También fray Luis de León manifestaba un afecto parecido. En la Oda a Salinas no se limita a elogiar la obra del gran maestro de música, sino que ―hacia el final del poema― cita a sus amigos escritores y dice: «amigos (a quien amo / sobre todo tesoro)». La amistad es, pues, algo sumamente valioso porque establece un vínculo entre personas unidas por determinadas afinidades.
Cuando Antonio Machado se
dirige a José María Palacio y le dice «Palacio, buen amigo / ¿está la
primavera / vistiendo ya las ramas de los chopos?», o más adelante le pide
confirmación de un hecho: «Por esos campanarios / ya habrán ido llegando las
cigüeñas», no se está dirigiendo a ningún ente virtual. Este Palacio ―por
quien tan pocas veces nos preguntamos quién pudiera ser― fue casi uña y carne
de Machado durante su etapa soriana. Casado con una prima de Leonor,
este periodista estuvo muy unido con el poeta, publicó bastantes de sus poemas e
incluso fundaron juntos algún periódico.
Ovidio, fray Luis y Machado
hablaban de personas muy afines que no tenían nada de virtuales,
que no necesitaban decirse «sé mi amigo» porque un lazo muy real los ataba.

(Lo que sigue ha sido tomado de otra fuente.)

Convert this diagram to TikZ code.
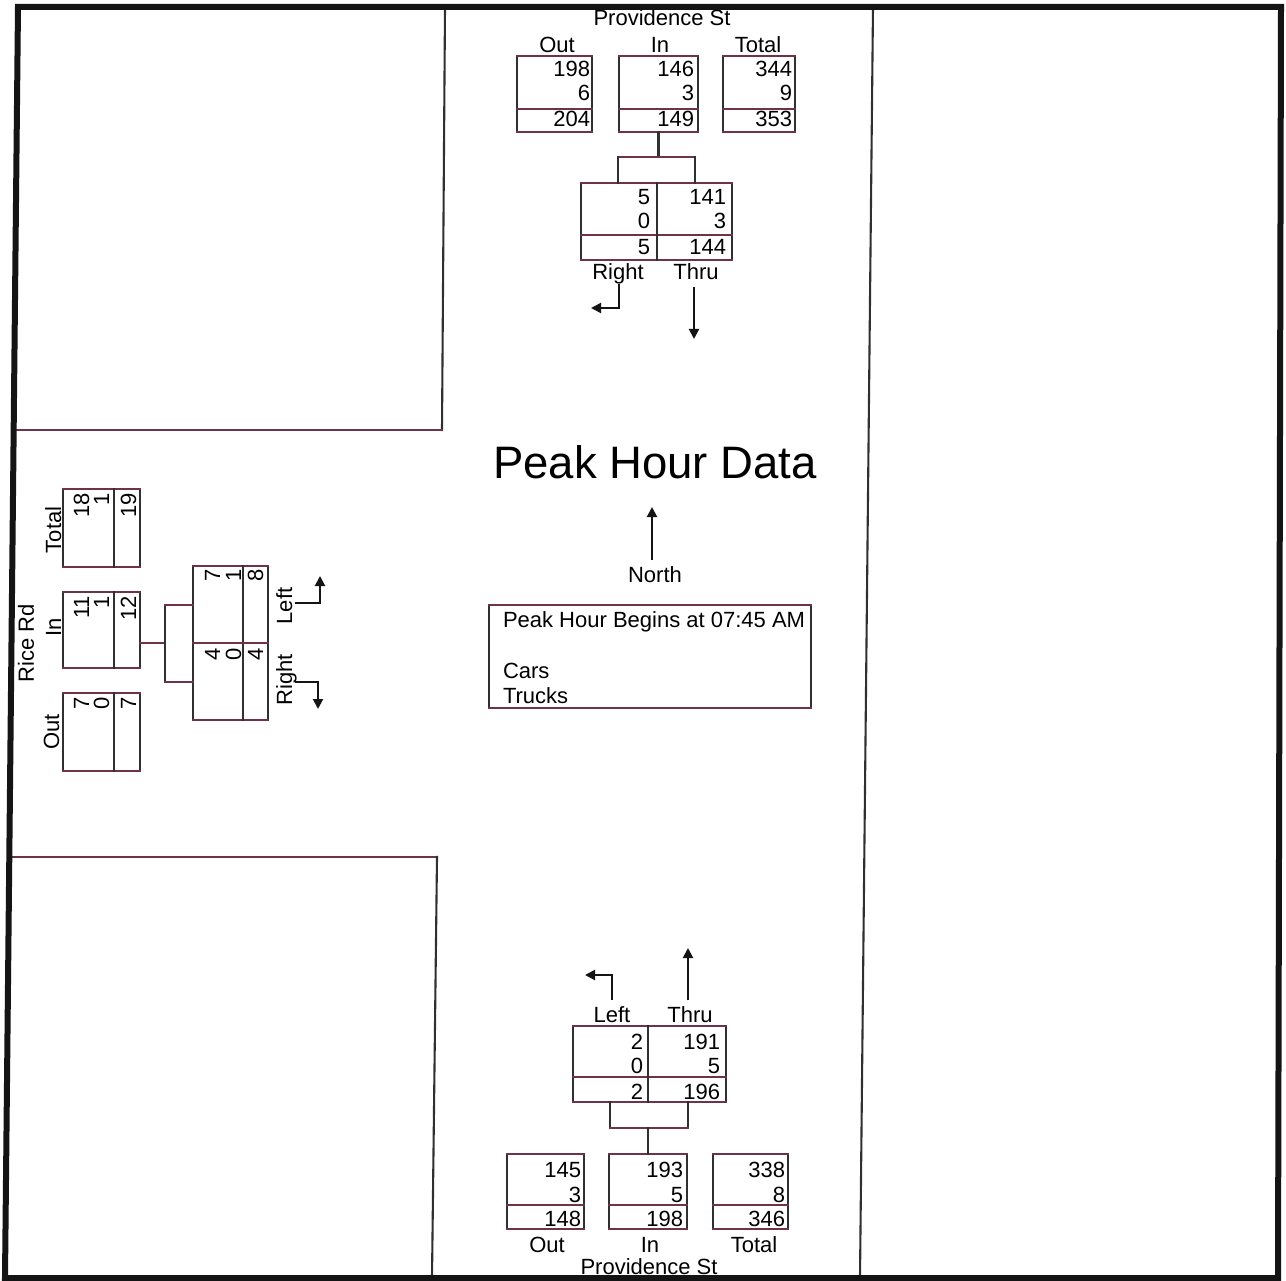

Y a todo esto ―me interrumpe
Zalabardo― ¿a qué viene lo de conocer a van Gogh? Entonces le cuento que
―a veces― en la vida tiene uno encuentros casuales que difícilmente se olvidan.
Como el que tuve yo el otro día en la cacereña Guadalupe. Me encontraba sentado
en un banco del Mirador del Parque de la Constitución, admirando la bella
estampa del pueblo, cuando se nos acercó un señor que salía del Centro de Salud.
Hacía sol y la temperatura era agradable, aunque las previsiones hablaban de lo
contrario. Comenzamos a hablar del tiempo ―tema siempre socorrido para iniciar
una conversación― y el buen señor echó mano de las predicciones meteorológicas populares:
Cuando el Picobu tiene copa, Guadalupe hecha una sopa, dijo
señalando un cerro que teníamos frente cuya cima cubrían unas nubes.
El refranero popular suele contradecirse con frecuencia en temas meteorológicos, pues si uno anuncia que en abril, aguas mil, se le une otro que sostiene que las aguas de abril caben todas en un barril. Me explicó que el Picobu era el nombre que allí dan a aquel pequeño cerro y añadió otros que ―naturalmente― se sentía obligado a glosar: Nieblas altas, aguas bajas; A finales de marzo y primeros de abril, si el cuclillo no canta, o ha muerto o le viene la fin. «¿Sabe usted lo que es un cuco?» ―me interrogó, para, de inmediato, continuar―: «¿Sabe usted por qué se llama así? Porque es muy cuco, y en lugar de trabajar, aprovecha el nido que otros hacen para dejar allí sus huevos».
Hablamos de que también a mí me
gustan los refranes, de mi paisano Rodríguez Marín, de los frailes
jerónimos que fundaron el monasterio, de los marqueses de Riscal y de
la Romana, que fueron dueños de aquellas tierras. Pero yo no conseguía que
me dijera su nombre: «Yo tengo sangre alemana, portuguesa y española». De ahí
no pasaba, porque enlazaba otro refrán: ¡Quién fuera caballo en mayo,
perro por san Miguel, gato por la matanza y, en viernes, mujer! Y me
retaba a que adivinara el sentido: «En mayo, la hierba es más tierna; los higos
por san Miguel son más dulces; los gatos tienen mucha comida cuando hay
matanza; y, en día laborable, ser mujer, porque ella no trabaja». No le digo
nada y atribuyo su machismo a su edad ―me confesó tener noventa y un años―.
Zalabardo vuelve a la carga: «Pero, ¿qué
pasa con van Gogh?» Así que debo ir al grano. Tras mucho andar y desandar
―refrán para arriba, refrán para abajo―, yo le insistía en querer saber su
nombre: «Es que quiero contar nuestro encuentro en internet, porque los dos
somos aficionados a los refranes». Por fin, me dijo: «Yo me llamo José
Vicent van Gogh». Quedé asombrado, sin dar crédito a lo que oía: «¿Vincent
van Gogh?». «No, Vicent, como Vicente, pero sin la e final». Insistí:
«Pero, ¿van Gogh?». Y él, imperturbable, respondió: «Sí, sí, como el
pintor. A veces he pensado si, de alguna manera, seremos parientes, aunque eso
es muy difícil de demostrar».
Suenan las campanas de la cercana
parroquia de la Trinidad, y la conversación se corta: «Es que a esta hora regreso
a mi casa para comer». José Vicent van Gogh no solicitó ser mi amigo; ni
yo le hice a él petición de serlo suyo. Es casi seguro que el tiempo no nos
dará oportunidad de volver a encontrarnos. Pero la media hora que pasamos
hablando nos convirtió en amigos reales.